EXERCISE REQUIREMENTS >> No pictures belong in the copy; return exactly the lines from the one with "Generate a LaTeX" through the one with "(he4) at (88.5,493)", both ends included, and nothing else.

DATA FOR PROCESSING >>
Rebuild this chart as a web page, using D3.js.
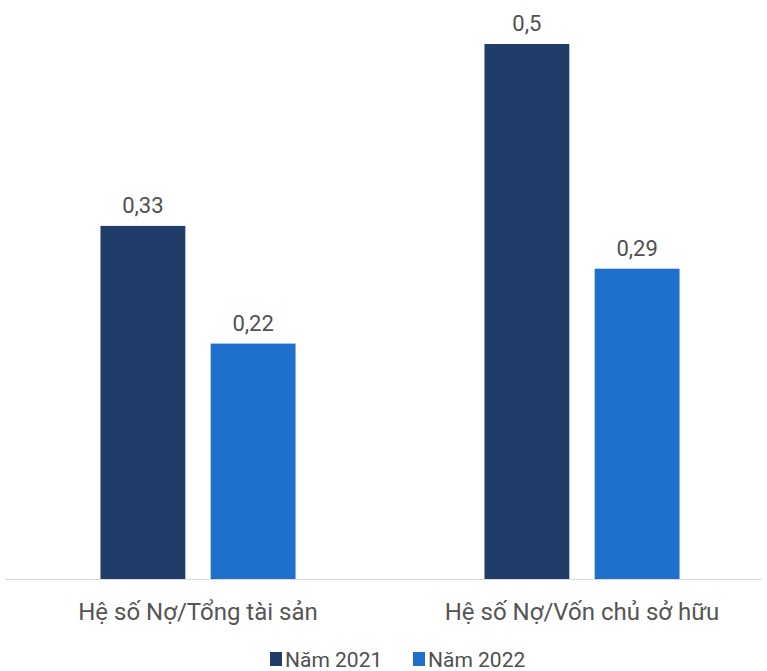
<!DOCTYPE html>
<html><head><meta charset="utf-8">
<script src="https://cdn.jsdelivr.net/npm/d3@7"></script>
<style>body{margin:0;background:#fff;} svg{display:block;}</style>
</head><body>
<svg id="c" width="767" height="671"></svg>
<script>
const categories = ["Hệ số Nợ/Tổng tài sản", "Hệ số Nợ/Vốn chủ sở hữu"];
const seriesNames = ["Năm 2021", "Năm 2022"];
const values2021 = [0.33, 0.5];
const values2022 = [0.22, 0.29];
const valueLabels2021 = ["0,33", "0,5"];
const valueLabels2022 = ["0,22", "0,29"];
const colors = ["#1f3d68", "#1f6fcc"];

const svg = d3.select("#c");
const font = "Roboto, 'Liberation Sans', sans-serif";
const x0 = d3.scaleBand().domain(categories).range([6, 774]).paddingInner(0.492).paddingOuter(0.246);
const x1 = d3.scaleBand().domain(seriesNames).range([0, x0.bandwidth()]).paddingInner(0.23).paddingOuter(0);
const y = d3.scaleLinear().domain([0, 0.5]).range([579, 44]);

svg.append("line").attr("x1", 5).attr("x2", 762).attr("y1", y(0)+0.5).attr("y2", y(0)+0.5)
  .attr("stroke", "#d9d9d9").attr("stroke-width", 1);

const series = [
  {name: seriesNames[0], vals: values2021, labels: valueLabels2021, color: colors[0]},
  {name: seriesNames[1], vals: values2022, labels: valueLabels2022, color: colors[1]}
];
series.forEach(s => {
  const g = svg.append("g");
  categories.forEach((c, i) => {
    const xx = x0(c) + x1(s.name);
    g.append("rect").attr("x", xx).attr("y", y(s.vals[i])).attr("width", x1.bandwidth())
      .attr("height", y(0) - y(s.vals[i])).attr("fill", s.color);
    g.append("text").attr("x", xx + x1.bandwidth()/2).attr("y", y(s.vals[i]) - 13)
      .attr("text-anchor", "middle").attr("font-family", font).attr("font-size", 22)
      .attr("fill", "#505050").text(s.labels[i]);
  });
});

const xAxis = svg.append("g").attr("transform", `translate(0,${y(0)})`)
  .call(d3.axisBottom(x0).tickSize(0).tickPadding(24));
xAxis.select(".domain").remove();
xAxis.selectAll("text").attr("font-family", font).attr("font-size", 24).attr("fill", "#555");

const legend = svg.append("g");
const legendX = [270, 413];
series.forEach((s, i) => {
  legend.append("rect").attr("x", legendX[i]).attr("y", 652).attr("width", 12).attr("height", 14).attr("fill", s.color);
  legend.append("text").attr("x", legendX[i] + 15).attr("y", 667).attr("font-family", font)
    .attr("font-size", 21).attr("fill", "#505050").text(s.name);
});
</script>
</body></html>
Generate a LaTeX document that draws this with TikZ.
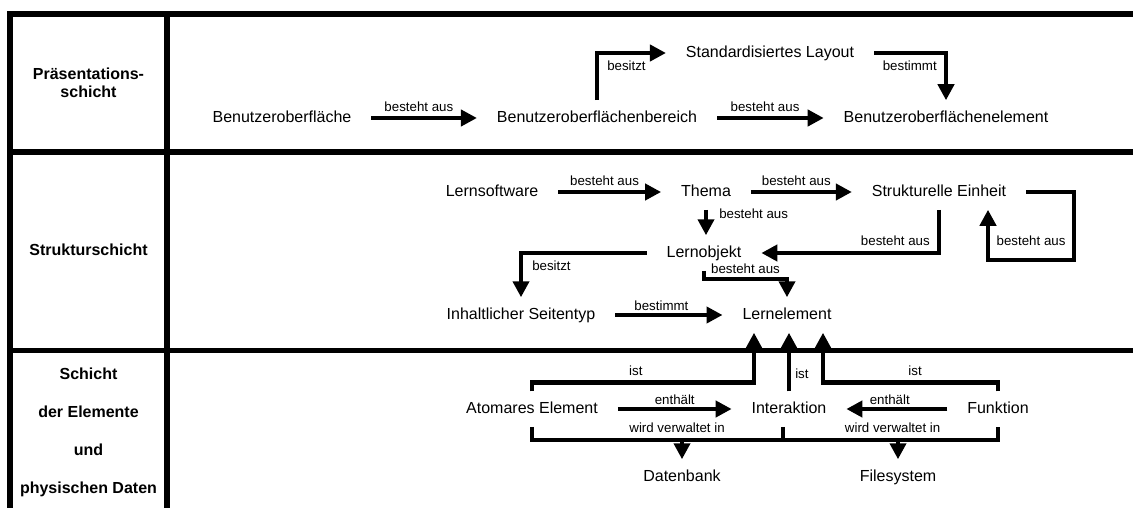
\documentclass[tikz,border=0pt]{standalone}
\usepackage{fontspec}
\setmainfont{Liberation Sans}
\usetikzlibrary{arrows.meta}
\begin{document}
\begin{tikzpicture}[x=1pt,y=-1pt,
  rule/.style={line width=5.5pt},
  item/.style={font=\fontsize{16}{19}\selectfont, inner sep=0pt, outer xsep=20pt, outer ysep=10pt, text height=12pt, text depth=3.5pt},
  head/.style={font=\fontsize{16}{19}\selectfont\bfseries, inner sep=0pt, anchor=base},
  lbl/.style={font=\fontsize{13.3}{15}\selectfont, inner sep=0pt, text height=9.5pt, text depth=2.7pt},
  conn/.style={line width=4.5pt},
  arr/.style={conn, -{Triangle[length=16pt,width=16pt]}},
]
\useasboundingbox (0,0) rectangle (1133,508);

% layer grid
\draw[rule] (1133,14) -- (10,14) -- (10,508);
\draw[rule] (167,14) -- (167,508);
\draw[rule] (10,152) -- (1133,152);
\draw[rule] (10,350.5) -- (1133,350.5);

% layer headings
\node[head] (hp1) at (88.5,80) {Präsentations-};
\node[head] (hp2) at (88.5,98) {schicht};
\node[head] (hs) at (88.5,255) {Strukturschicht};
\node[head] (he1) at (88.5,379) {Schicht};
\node[head] (he2) at (88.5,417) {der Elemente};
\node[head] (he3) at (88.5,455) {und};
\node[head] (he4) at (88.5,493) {physischen Daten};

% presentation layer
\node[item] (ui) at (282,118) {Benutzeroberfläche};
\node[item] (uib) at (597,118) {Benutzeroberflächenbereich};
\node[item] (uie) at (946,118) {Benutzeroberflächenelement};
\node[item] (lay) at (770,53) {Standardisiertes Layout};

% structure layer
\node[item] (ls) at (492,192) {Lernsoftware};
\node[item] (th) at (706,192) {Thema};
\node[item] (se) at (939,192) {Strukturelle Einheit};
\node[item] (lo) at (704,253) {Lernobjekt};
\node[item] (st) at (521,315) {Inhaltlicher Seitentyp};
\node[item] (le) at (787,315) {Lernelement};

% element and data layer
\node[item] (ae) at (532,409) {Atomares Element};
\node[item] (ia) at (789,409) {Interaktion};
\node[item] (fk) at (998,409) {Funktion};
\node[item] (db) at (682,477) {Datenbank};
\node[item] (fs) at (898,477) {Filesystem};

% presentation layer relations
\draw[arr] (ui) -- node[lbl,above=2pt,pos=0.45]{besteht aus} (uib);
\draw[arr] (uib) -- node[lbl,above=2pt,pos=0.45]{besteht aus} (uie);
\draw[arr] (uib.north) |- node[lbl,anchor=north west,xshift=8pt,yshift=-6pt,pos=0.5]{besitzt} (lay.west);
\draw[arr] (lay.east) -| node[lbl,anchor=north east,xshift=-7pt,yshift=-6pt,pos=0.5]{bestimmt} (uie.north);

% structure layer relations
\draw[arr] (ls) -- node[lbl,above=2pt,pos=0.45]{besteht aus} (th);
\draw[arr] (th) -- node[lbl,above=2pt,pos=0.45]{besteht aus} (se);
\draw[arr] (th.south) -- node[lbl,anchor=west,xshift=11pt,pos=0.2]{besteht aus} (th.south |- lo.north);
\draw[arr] (se.south) |- node[lbl,anchor=south east,xshift=-7pt,yshift=3pt,pos=0.5]{besteht aus} (lo.east);
\draw[arr] (se.east) -| ++(48,68) -| node[lbl,above=10pt,pos=0.25]{besteht aus} ([xshift=49pt]se.south);
\draw[arr] (lo.west) -| node[lbl,anchor=north west,xshift=9pt,yshift=-5.5pt,pos=0.5]{besitzt} (st.north);
\draw[arr] (st) -- node[lbl,above=-0.5pt,pos=0.43]{bestimmt} (le);
\draw[arr] (lo.south) -- ++(0,8) -| node[lbl,above=0pt,pos=0.25]{besteht aus} (le.north);

% element layer relations
\draw[arr] (ae.north) -- ++(0,-9) -| node[lbl,above=1.5pt,pos=0.234]{ist} ([xshift=-33pt]le.south);
\draw[arr] (ia.north) -- node[lbl,anchor=west,xshift=4pt,pos=0.28]{ist} (ia.north |- le.south);
\draw[arr] (fk.north) -- ++(0,-9) -| node[lbl,above=1.5pt,pos=0.237]{ist} ([xshift=36pt]le.south);
\draw[arr] (ae) -- node[lbl,above=0pt]{enthält} (ia);
\draw[arr] (fk) -- node[lbl,above=0pt,pos=0.57]{enthält} (ia);

% storage relations
\draw[conn] (ae.south) -- ++(0,13) -| node[lbl,above=2.3pt,pos=0.289]{wird verwaltet in} coordinate[pos=0.25] (j1) ([xshift=-6pt]ia.south);
\draw[arr] (db.north |- j1) -- (db.north);
\draw[conn] ([xshift=-6pt]ia.south) -- ++(0,13) -| node[lbl,above=2.3pt,pos=0.255]{wird verwaltet in} coordinate[pos=0.25] (j2) (fk.south);
\draw[arr] (fs.north |- j2) -- (fs.north);
\end{tikzpicture}
\end{document}
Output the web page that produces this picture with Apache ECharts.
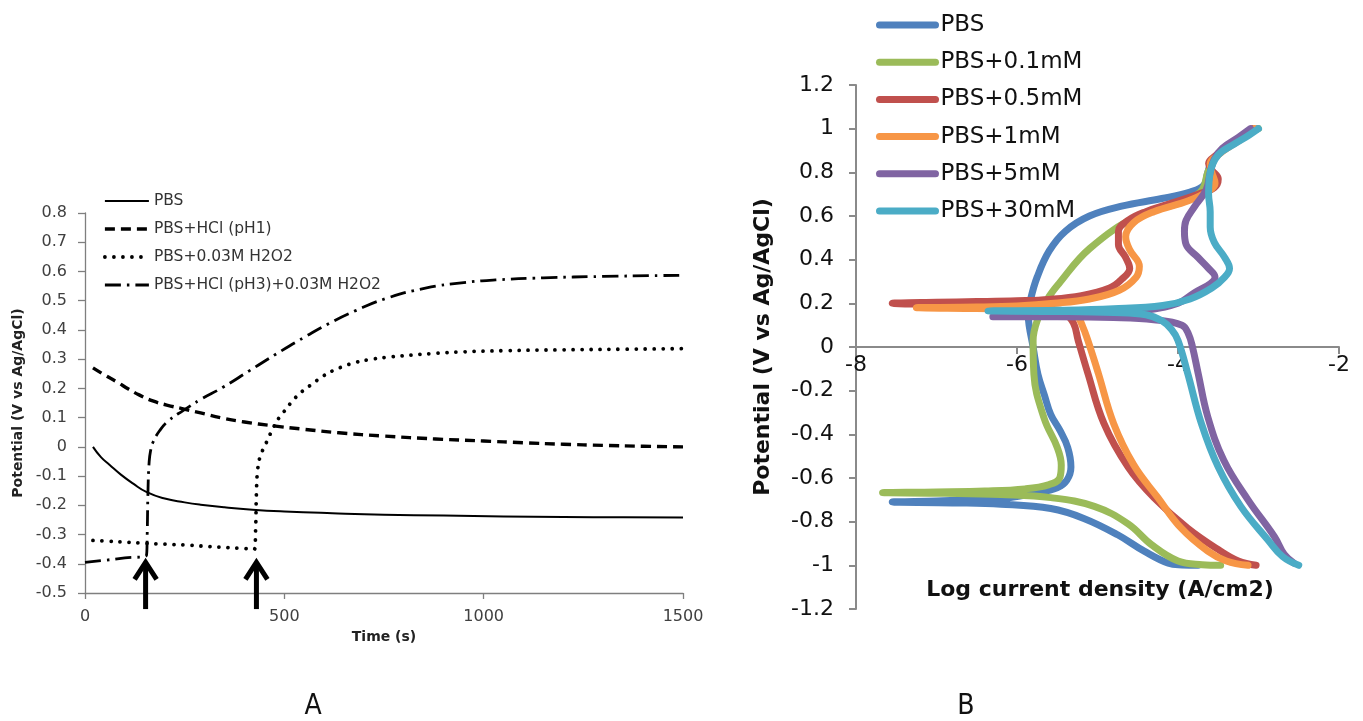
<!DOCTYPE html>
<html>
<head>
<meta charset="utf-8">
<script src="https://cdn.jsdelivr.net/npm/echarts@6/dist/echarts.min.js"></script>
<style>
html,body{margin:0;padding:0;background:#fff;}
#main{width:1363px;height:721px;}
</style>
</head>
<body>
<div id="main"></div>
<script>
// ---------- Panel A : open circuit potential vs time ----------
var aNames = ['PBS', 'PBS+HCl (pH1)', 'PBS+0.03M H2O2', 'PBS+HCl (pH3)+0.03M H2O2'];
var pbsT = [20, 40, 62, 90, 120, 155, 200, 250, 290, 350, 420, 500, 620, 750, 900, 1050, 1200, 1350, 1500];
var pbsV = [0, -0.035, -0.062, -0.095, -0.125, -0.155, -0.177, -0.19, -0.198, -0.207, -0.215, -0.221, -0.227, -0.232, -0.235, -0.238, -0.24, -0.241, -0.242];
var hclT = [20, 50, 80, 110, 137, 170, 205, 246, 290, 346, 400, 471, 550, 637, 750, 879, 1000, 1100, 1200, 1300, 1400, 1500];
var hclV = [0.27, 0.245, 0.222, 0.197, 0.177, 0.157, 0.143, 0.13, 0.116, 0.098, 0.085, 0.072, 0.06, 0.048, 0.037, 0.027, 0.02, 0.014, 0.009, 0.005, 0.002, 0.0];
var h2o2T = [20, 60, 100, 150, 200, 250, 300, 350, 400, 425, 428, 430, 433, 440, 450, 460, 471, 487, 505, 521, 545, 571, 595, 621, 650, 679, 720, 762, 870, 950, 1050, 1200, 1350, 1500];
var h2o2V = [-0.32, -0.323, -0.326, -0.33, -0.333, -0.336, -0.34, -0.344, -0.348, -0.35, -0.28, -0.16, -0.08, -0.03, 0.0, 0.03, 0.062, 0.1, 0.13, 0.158, 0.19, 0.216, 0.24, 0.26, 0.276, 0.289, 0.3, 0.307, 0.319, 0.325, 0.329, 0.332, 0.334, 0.336];
var mixT = [0, 50, 100, 154, 156, 158, 161, 165, 170, 187, 210, 246, 290, 345, 412, 480, 554, 612, 679, 754, 854, 950, 1030, 1150, 1300, 1500];
var mixV = [-0.395, -0.388, -0.38, -0.372, -0.3, -0.15, -0.05, -0.01, 0.014, 0.055, 0.09, 0.124, 0.162, 0.203, 0.26, 0.318, 0.378, 0.422, 0.466, 0.507, 0.543, 0.562, 0.571, 0.578, 0.583, 0.587];
var arrowT = [152, 430];
var arrowTip = -0.385, arrowTail = -0.555;

// ---------- Panel B : Tafel plots ----------
var bNames = ['PBS ', 'PBS+0.1mM', 'PBS+0.5mM', 'PBS+1mM', 'PBS+5mM', 'PBS+30mM'];
var bColors = ['#4F81BD', '#9BBB59', '#C0504D', '#F79646', '#8064A2', '#4BACC6'];
var b0X = [-3.75, -3.95, -4.12, -4.42, -4.75, -5.17, -5.58, -6.2, -6.8, -7.55, -7.0, -6.5, -6.1, -5.79, -5.5, -5.38, -5.33, -5.37, -5.47, -5.58, -5.66, -5.74, -5.8, -5.85, -5.86, -5.83, -5.75, -5.6, -5.4, -5.1, -4.7, -4.2, -3.85, -3.68, -3.63, -3.58, -3.45, -3.25, -3.02];
var b0Y = [-1.0, -0.998, -0.99, -0.935, -0.86, -0.785, -0.74, -0.72, -0.714, -0.71, -0.705, -0.7, -0.69, -0.67, -0.645, -0.61, -0.55, -0.46, -0.38, -0.31, -0.22, -0.125, 0.0, 0.1, 0.15, 0.22, 0.32, 0.44, 0.53, 0.6, 0.645, 0.68, 0.71, 0.74, 0.8, 0.85, 0.9, 0.95, 1.0];
var b1X = [-3.47, -3.7, -4.0, -4.33, -4.62, -5.04, -5.58, -6.2, -6.9, -7.67, -7.0, -6.4, -5.9, -5.6, -5.47, -5.45, -5.5, -5.66, -5.79, -5.8, -5.75, -5.62, -5.48, -5.1, -4.5, -3.9, -3.7, -3.63, -3.55, -3.42, -3.22, -3.0];
var b1Y = [-1.0, -0.997, -0.98, -0.905, -0.81, -0.73, -0.69, -0.676, -0.67, -0.667, -0.664, -0.66, -0.65, -0.63, -0.6, -0.54, -0.46, -0.33, -0.125, 0.03, 0.12, 0.22, 0.29, 0.45, 0.6, 0.67, 0.72, 0.8, 0.86, 0.91, 0.96, 1.0];
var b2X = [-3.03, -3.25, -3.47, -3.88, -4.3, -4.62, -4.92, -5.12, -5.24, -5.3, -5.42, -5.8, -6.5, -7.0, -7.55, -7.0, -6.5, -6.0, -5.6, -5.2, -4.85, -4.7, -4.6, -4.65, -4.74, -4.74, -4.62, -4.4, -4.07, -3.75, -3.55, -3.5, -3.58, -3.62, -3.52, -3.4, -3.22, -3.08];
var b2Y = [-1.0, -0.98, -0.935, -0.83, -0.69, -0.55, -0.35, -0.12, 0.03, 0.11, 0.155, 0.18, 0.19, 0.195, 0.2, 0.205, 0.208, 0.212, 0.218, 0.235, 0.27, 0.31, 0.36, 0.41, 0.47, 0.53, 0.58, 0.62, 0.66, 0.7, 0.73, 0.77, 0.81, 0.84, 0.88, 0.92, 0.96, 1.0];
var b3X = [-3.13, -3.4, -3.63, -3.96, -4.25, -4.55, -4.8, -4.99, -5.12, -5.18, -5.26, -5.4, -5.8, -6.5, -7.25, -6.5, -6.0, -5.54, -5.1, -4.73, -4.52, -4.48, -4.6, -4.65, -4.55, -4.3, -3.87, -3.6, -3.54, -3.58, -3.6, -3.5, -3.35, -3.18, -3.05];
var b3Y = [-1.0, -0.98, -0.935, -0.83, -0.69, -0.54, -0.35, -0.12, 0.03, 0.09, 0.145, 0.165, 0.172, 0.176, 0.18, 0.183, 0.188, 0.2, 0.22, 0.26, 0.32, 0.37, 0.445, 0.505, 0.57, 0.62, 0.67, 0.72, 0.75, 0.8, 0.84, 0.88, 0.92, 0.96, 1.0];
var b4X = [-2.56, -2.68, -2.8, -3.13, -3.43, -3.63, -3.75, -3.82, -3.87, -3.95, -4.3, -4.8, -5.5, -6.3, -5.6, -4.9, -4.4, -4.0, -3.79, -3.6, -3.54, -3.62, -3.75, -3.9, -3.92, -3.9, -3.8, -3.65, -3.6, -3.55, -3.45, -3.25, -3.1];
var b4Y = [-0.99, -0.95, -0.87, -0.7, -0.52, -0.32, -0.12, 0.0, 0.06, 0.1, 0.125, 0.135, 0.138, 0.138, 0.145, 0.155, 0.168, 0.2, 0.25, 0.29, 0.32, 0.36, 0.41, 0.47, 0.53, 0.58, 0.64, 0.72, 0.8, 0.86, 0.91, 0.96, 1.0];
var b5X = [-2.5, -2.7, -2.88, -3.22, -3.5, -3.71, -3.88, -4.0, -4.08, -4.2, -4.4, -4.8, -5.5, -6.36, -5.5, -4.8, -4.19, -3.85, -3.58, -3.42, -3.36, -3.42, -3.55, -3.6, -3.6, -3.62, -3.6, -3.5, -3.3, -3.12, -3.0];
var b5Y = [-1.0, -0.96, -0.885, -0.73, -0.55, -0.35, -0.12, 0.03, 0.08, 0.12, 0.148, 0.158, 0.163, 0.165, 0.168, 0.175, 0.19, 0.22, 0.27, 0.32, 0.36, 0.41, 0.48, 0.55, 0.62, 0.7, 0.8, 0.88, 0.93, 0.97, 1.0];

function zip(xs, ys) { return xs.map(function (x, i) { return [x, ys[i]]; }); }
var bXs = [b0X, b1X, b2X, b3X, b4X, b5X];
var bYs = [b0Y, b1Y, b2Y, b3Y, b4Y, b5Y];

var FONT = '"DejaVu Sans", sans-serif';
var chart = echarts.init(document.getElementById('main'));

var aStyles = [
  { width: 2, type: 'solid', cap: 'butt' },
  { width: 3.4, type: [10, 6], cap: 'butt' },
  { width: 3.8, type: [0.01, 9], cap: 'round' },
  { width: 2.8, type: [16, 6, 2.5, 6], cap: 'butt' }
];
var aData = [zip(pbsT, pbsV), zip(hclT, hclV), zip(h2o2T, h2o2V), zip(mixT, mixV)];

var series = [];
aData.forEach(function (d, i) {
  series.push({
    name: aNames[i], type: 'line', xAxisIndex: 0, yAxisIndex: 0,
    data: d, showSymbol: false, symbol: 'none', smooth: 0.5,
    lineStyle: Object.assign({ color: '#000', join: 'round' }, aStyles[i]),
    itemStyle: { color: '#000' }, silent: true, animation: false
  });
});
series.push({
  type: 'custom', xAxisIndex: 0, yAxisIndex: 0, clip: false, silent: true, animation: false,
  data: arrowT.map(function (t) { return [t]; }),
  renderItem: function (params, api) {
    var t = api.value(0);
    var p1 = api.coord([t, arrowTip]);
    var p2 = api.coord([t, arrowTail]);
    return {
      type: 'group', children: [
        { type: 'line', shape: { x1: p2[0], y1: p2[1], x2: p1[0], y2: p1[1] + 4 }, style: { stroke: '#000', lineWidth: 5 } },
        { type: 'polyline', shape: { points: [[p1[0] - 11, p1[1] + 20], [p1[0], p1[1] + 3], [p1[0] + 11, p1[1] + 20]] }, style: { stroke: '#000', lineWidth: 5, fill: null, lineJoin: 'miter' } }
      ]
    };
  }
});
bNames.forEach(function (n, i) {
  series.push({
    name: n, type: 'line', xAxisIndex: 1, yAxisIndex: 1,
    data: zip(bXs[i], bYs[i]), showSymbol: false, symbol: 'none', smooth: 0.4,
    lineStyle: { color: bColors[i], width: 7, cap: 'round', join: 'round' },
    itemStyle: { color: bColors[i] }, silent: true, animation: false
  });
});

var option = {
  backgroundColor: '#fff',
  animation: false,
  textStyle: { fontFamily: FONT },
  graphic: [
    { type: 'text', x: 313, y: 707, style: { text: 'A', fontSize: 28, fontFamily: '"Liberation Sans Narrow", "DejaVu Sans Condensed", sans-serif', fill: '#111', textAlign: 'center', textVerticalAlign: 'middle' } },
    { type: 'text', x: 966, y: 707, style: { text: 'B', fontSize: 28, fontFamily: '"Liberation Sans Narrow", "DejaVu Sans Condensed", sans-serif', fill: '#111', textAlign: 'center', textVerticalAlign: 'middle' } },
    { type: 'text', x: 1100, y: 590, style: { text: 'Log current density (A/cm2)', fontSize: 22, fontWeight: 'bold', fontFamily: FONT, fill: '#111', textAlign: 'center', textVerticalAlign: 'middle' } }
  ],
  legend: [
    {
      data: aNames, orient: 'vertical', left: 98, top: 188, itemWidth: 44, itemHeight: 16, itemGap: 12,
      itemStyle: { opacity: 0 }, lineStyle: { width: 'inherit' },
      textStyle: { fontSize: 15.5, color: '#333', lineHeight: 16, fontFamily: FONT }, selectedMode: false
    },
    {
      data: bNames, orient: 'vertical', left: 871, top: 8, itemWidth: 56, itemHeight: 24, itemGap: 13.2,
      itemStyle: { opacity: 0 }, lineStyle: { width: 'inherit' },
      textStyle: { fontSize: 23, color: '#111', lineHeight: 24, fontFamily: FONT }, selectedMode: false
    }
  ],
  grid: [
    { left: 85, top: 213, width: 598, height: 380, containLabel: false },
    { left: 856, top: 85, width: 483, height: 524, containLabel: false }
  ],
  xAxis: [
    {
      gridIndex: 0, type: 'value', min: 0, max: 1500, interval: 500,
      name: 'Time (s)', nameLocation: 'middle', nameGap: 37,
      nameTextStyle: { fontSize: 14, fontWeight: 'bold', color: '#222', fontFamily: FONT },
      axisLine: { onZero: false, lineStyle: { color: '#7f7f7f', width: 1.3 } },
      axisTick: { show: true, inside: false, length: 6, lineStyle: { color: '#7f7f7f', width: 1.3 } },
      axisLabel: { fontSize: 16, color: '#404040', margin: 16, fontFamily: FONT,
        formatter: function (v) { return String(v); } },
      splitLine: { show: false }
    },
    {
      gridIndex: 1, type: 'value', min: -8, max: -2, interval: 2, position: 'bottom', offset: -262,
      axisLine: { onZero: false, lineStyle: { color: '#8a8a8a', width: 2 } },
      axisTick: { show: true, inside: false, length: 7, lineStyle: { color: '#8a8a8a', width: 2 } },
      axisLabel: { fontSize: 22, color: '#111', margin: 7, fontFamily: FONT },
      splitLine: { show: false }
    }
  ],
  yAxis: [
    {
      gridIndex: 0, type: 'value', min: -0.5, max: 0.8, interval: 0.1,
      name: 'Potential (V vs Ag/AgCl)', nameLocation: 'middle', nameGap: 60,
      nameTextStyle: { fontSize: 14, fontWeight: 'bold', color: '#222', fontFamily: FONT },
      axisLine: { show: true, onZero: false, lineStyle: { color: '#7f7f7f', width: 1.3 } },
      axisTick: { show: true, inside: false, length: 7, lineStyle: { color: '#7f7f7f', width: 1.3 } },
      axisLabel: { fontSize: 16, color: '#404040', margin: 18, fontFamily: FONT,
        formatter: function (v) { return String(+v.toFixed(1)); } },
      splitLine: { show: false }
    },
    {
      gridIndex: 1, type: 'value', min: -1.2, max: 1.2, interval: 0.2,
      name: 'Potential (V vs Ag/AgCl)', nameLocation: 'middle', nameGap: 82,
      nameTextStyle: { fontSize: 22, fontWeight: 'bold', color: '#111', fontFamily: FONT },
      axisLine: { show: true, onZero: false, lineStyle: { color: '#8a8a8a', width: 2 } },
      axisTick: { show: true, inside: false, length: 7, lineStyle: { color: '#8a8a8a', width: 2 } },
      axisLabel: { fontSize: 22, color: '#111', margin: 22, fontFamily: FONT,
        formatter: function (v) { return String(+v.toFixed(1)); } },
      splitLine: { show: false }
    }
  ],
  series: series
};
chart.setOption(option);
</script>
</body>
</html>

TASK ANSWER >>
Generate a LaTeX document that draws this with TikZ.
\documentclass[tikz,border=0pt]{standalone}
\usepackage{fontspec}
\setmainfont{Liberation Sans}
\usetikzlibrary{arrows.meta}
\begin{document}
\begin{tikzpicture}[x=1pt,y=-1pt,
  rule/.style={line width=5.5pt},
  item/.style={font=\fontsize{16}{19}\selectfont, inner sep=0pt, outer xsep=20pt, outer ysep=10pt, text height=12pt, text depth=3.5pt},
  head/.style={font=\fontsize{16}{19}\selectfont\bfseries, inner sep=0pt, anchor=base},
  lbl/.style={font=\fontsize{13.3}{15}\selectfont, inner sep=0pt, text height=9.5pt, text depth=2.7pt},
  conn/.style={line width=4.5pt},
  arr/.style={conn, -{Triangle[length=16pt,width=16pt]}},
]
\useasboundingbox (0,0) rectangle (1133,508);

% layer grid
\draw[rule] (1133,14) -- (10,14) -- (10,508);
\draw[rule] (167,14) -- (167,508);
\draw[rule] (10,152) -- (1133,152);
\draw[rule] (10,350.5) -- (1133,350.5);

% layer headings
\node[head] (hp1) at (88.5,80) {Präsentations-};
\node[head] (hp2) at (88.5,98) {schicht};
\node[head] (hs) at (88.5,255) {Strukturschicht};
\node[head] (he1) at (88.5,379) {Schicht};
\node[head] (he2) at (88.5,417) {der Elemente};
\node[head] (he3) at (88.5,455) {und};
\node[head] (he4) at (88.5,493) {physischen Daten};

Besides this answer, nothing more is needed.